Zorn's lemma shows that whenever $(\omega,E)$ is linear and $k$-regular, there is $E'\supseteq E$ such that $(\omega,E')$ has the same properties and is maximal with respect to $k$-regularity and linearity (that is, whenever $e\in [\omega]^k\setminus E'$ we have that $(\omega, E'\cup \{e\})$ is no longer linear, where $[\omega]^k$ denotes the collection of subsets of $\omega$ with cardinality $k$).

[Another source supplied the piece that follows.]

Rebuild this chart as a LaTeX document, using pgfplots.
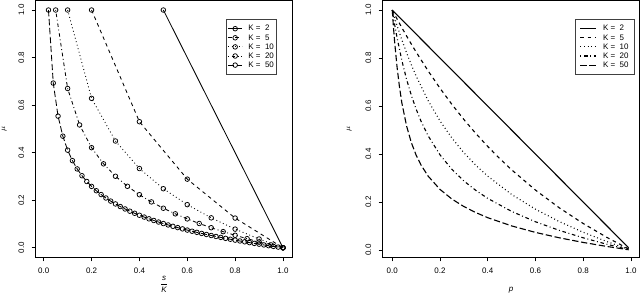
\documentclass[border=0pt]{standalone}
\usepackage{fontspec}
\setmainfont{Liberation Sans}
\usepackage{pgfplots}
\pgfplotsset{compat=1.18}
\tikzset{
  rdashed/.style={dash pattern=on 3.6bp off 3.6bp},
  rdotted/.style={dash pattern=on 0.9bp off 2.7bp},
  rdotdash/.style={dash pattern=on 0.9bp off 2.7bp on 3.6bp off 2.7bp},
  rlongdash/.style={dash pattern=on 6.3bp off 2.7bp},
}
\pgfplotsset{
  rstyle/.style={
    scale only axis,
    anchor=south west,
    axis line style={line width=0.6bp, black},
    tick style={line width=0.6bp, black},
    tick align=outside,
    xtick pos=left, ytick pos=left,
    major tick length=4bp,
    xtick={0,0.2,0.4,0.6,0.8,1},
    ytick={0,0.2,0.4,0.6,0.8,1},
    /pgf/number format/fixed,
    /pgf/number format/fixed zerofill,
    /pgf/number format/precision=1,
    /pgf/number format/assume math mode=true,
    ticklabel style={font=\fontsize{8}{9}\selectfont},
    yticklabel style={rotate=90, anchor=south},
    xticklabel shift=3bp,
    yticklabel shift=4bp,
    label style={font=\fontsize{8}{9}\selectfont},
    legend cell align=left,
    legend style={anchor=north west, draw=black!75, line width=0.5bp, fill=white,
      font=\fontsize{8}{9}\selectfont, row sep=0pt,
      nodes={inner sep=1bp, text height=5.8bp, text depth=1.3bp}},
  },
}
\begin{document}
\begin{tikzpicture}[x=1bp,y=1bp]
\useasboundingbox (0,0) rectangle (640,294);
% ---------------- left panel ----------------
\begin{axis}[rstyle,
  at={(35.7bp,36.7bp)}, width=256.6bp, height=256.8bp,
  xmin=-0.0334, xmax=1.0389, ymin=-0.04, ymax=1.04,
  xlabel={$\displaystyle\frac{\textit{s}}{\textit{K}}$},
  ylabel={$\mu$},
  xlabel style={at={(axis description cs:0.5,-0.1059)}, anchor=center},
  ylabel style={at={(axis description cs:-0.1224,0.5)}, anchor=center},
  legend style={at={(0.7416,0.9268)}, inner xsep=1.3bp, inner ysep=4.6bp,
    /tikz/every odd column/.append style={column sep=4.6bp}},
  legend image code/.code={\draw[mark repeat=2,mark phase=2,#1] plot coordinates {(0bp,0bp)(7.2bp,0bp)(14.4bp,0bp)};},
]
\addplot[black, line width=0.85bp, solid, mark=o, mark size=2.3bp, mark options={solid, line width=0.75bp}] coordinates {(0.5,1) (1,0)};
\addplot[black, line width=0.85bp, rdashed, mark=o, mark size=2.3bp, mark options={solid, line width=0.75bp}] coordinates {
(0.2,1) (0.4,0.5303) (0.6,0.2887) (0.8,0.125) (1,0)};
\addplot[black, line width=0.85bp, rdotted, mark=o, mark size=2.3bp, mark options={solid, line width=0.75bp}] coordinates {
(0.1,1) (0.2,0.62854) (0.3,0.44905) (0.4,0.33333) (0.5,0.24845) (0.6,0.18144) (0.7,0.12599) (0.8,0.07857) (0.9,0.03704) (1,0)};
\addplot[black, line width=0.85bp, rdotdash, mark=o, mark size=2.3bp, mark options={solid, line width=0.75bp}] coordinates {
(0.05,1) (0.10,0.66990) (0.15,0.51658) (0.20,0.42105) (0.25,0.35306) (0.30,0.30082) (0.35,0.25861) (0.40,0.22330) (0.45,0.19298) (0.50,0.16644)
(0.55,0.14282) (0.60,0.12155) (0.65,0.10218) (0.70,0.08440) (0.75,0.06795) (0.80,0.05263) (0.85,0.03830) (0.90,0.02481) (0.95,0.01207) (1,0)};
\addplot[black, line width=0.85bp, rlongdash, mark=o, mark size=2.3bp, mark options={solid, line width=0.75bp}] coordinates {
(0.02,1) (0.04,0.69267) (0.06,0.55377) (0.08,0.46939) (0.10,0.41071) (0.12,0.36659) (0.14,0.33168) (0.16,0.30305) (0.18,0.27891) (0.20,0.25815)
(0.22,0.23998) (0.24,0.22387) (0.26,0.20943) (0.28,0.19636) (0.30,0.18443) (0.32,0.17347) (0.34,0.16334) (0.36,0.15393) (0.38,0.14514) (0.40,0.13690)
(0.42,0.12915) (0.44,0.12183) (0.46,0.11490) (0.48,0.10831) (0.50,0.10204) (0.52,0.09606) (0.54,0.09034) (0.56,0.08485) (0.58,0.07958) (0.60,0.07452)
(0.62,0.06964) (0.64,0.06494) (0.66,0.06040) (0.68,0.05600) (0.70,0.05175) (0.72,0.04762) (0.74,0.04362) (0.76,0.03973) (0.78,0.03595) (0.80,0.03227)
(0.82,0.02869) (0.84,0.02519) (0.86,0.02179) (0.88,0.01846) (0.90,0.01521) (0.92,0.01204) (0.94,0.00893) (0.96,0.00589) (0.98,0.00292) (1.00,0)};
\legend{K =\ \ 2, K =\ \ 5, K =\ \ 10, K =\ \ 20, K =\ \ 50}
\end{axis}
% ---------------- right panel ----------------
\begin{axis}[rstyle,
  at={(382.7bp,36.7bp)}, width=256.6bp, height=257.3bp,
  xmin=-0.04, xmax=1.035, ymin=-0.03, ymax=1.042,
  xlabel={\textit{p}},
  ylabel={$\mu$},
  xlabel style={at={(axis description cs:0.5,-0.1271)}, anchor=center},
  ylabel style={at={(axis description cs:-0.1302,0.5)}, anchor=center},
  legend style={at={(0.748,0.925)}, inner xsep=5bp, inner ysep=4.6bp,
    /tikz/every odd column/.append style={column sep=5.7bp}},
  legend image code/.code={\draw[#1] (0bp,0bp) -- (15.3bp,0bp);},
]
\addplot[black, line width=1.1bp, solid] coordinates {(0,1) (0.99,0.01)};
\addplot[black, line width=1.1bp, rdashed] coordinates {
(0,1) (0.01,0.9814) (0.02,0.9630) (0.04,0.9270) (0.06,0.8921) (0.08,0.8581) (0.1,0.8252) (0.15,0.7470) (0.2,0.6744) (0.25,0.6069)
(0.3,0.5442) (0.35,0.4860) (0.4,0.4318) (0.45,0.3815) (0.5,0.3346) (0.6,0.2500) (0.7,0.1760) (0.8,0.1107) (0.9,0.0525) (0.99,0.0050)};
\addplot[black, line width=1.1bp, rdotted] coordinates {
(0,1) (0.01,0.96725) (0.02,0.93582) (0.04,0.87667) (0.06,0.82211) (0.08,0.77173) (0.1,0.72514) (0.15,0.62309) (0.2,0.53814) (0.25,0.46667)
(0.3,0.40587) (0.35,0.35352) (0.4,0.30792) (0.5,0.23190) (0.6,0.17036) (0.7,0.11875) (0.8,0.07426) (0.9,0.0351) (0.99,0.00335)};
\addplot[black, line width=1.1bp, rdotdash] coordinates {
(0,1) (0.005,0.96938) (0.01,0.94019) (0.02,0.88578) (0.04,0.79092) (0.06,0.71151) (0.08,0.64442) (0.1,0.5874) (0.12,0.53824) (0.15,0.47672)
(0.2,0.39685) (0.25,0.33623) (0.3,0.28819) (0.35,0.2488) (0.4,0.2155) (0.5,0.1613) (0.6,0.1181) (0.7,0.0821) (0.8,0.0512) (0.9,0.02416) (0.99,0.0023)};
\addplot[black, line width=1.1bp, rlongdash] coordinates {
(0,1) (0.005,0.9294) (0.01,0.86729) (0.02,0.76377) (0.03,0.68178) (0.04,0.61431) (0.06,0.51726) (0.08,0.44762) (0.1,0.39570) (0.12,0.3554)
(0.15,0.3086) (0.2,0.2529) (0.25,0.2126) (0.3,0.1815) (0.35,0.1564) (0.4,0.1351) (0.5,0.1008) (0.6,0.0737) (0.7,0.0512) (0.8,0.0319) (0.9,0.0151) (0.99,0.0014)};
\legend{K =\ \ 2, K =\ \ 5, K =\ \ 10, K =\ \ 20, K =\ \ 50}
\end{axis}
\end{tikzpicture}
\end{document}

If $\kappa>0$ is a cardinal and $H=(V,E)$ we say $c:V\to \kappa$ is a *(hypergraph) colouring* if the restriction $c\restriction_e$ is non-constant whenever $e\in E$ and $|e|>1$. The smallest cardinal $\kappa$ such that there is a colouring $c:V\to \kappa$ is called the *chromatic number* of $H$ and denoted by $\chi(H)$.

**Question.** Whenever $(\omega, E_1)$ and $(\omega,E_2)$ are $k$-regular for $k>2$ and maximal linear, do we have $\chi(\omega,E_1)= \chi(\omega,E_2)$?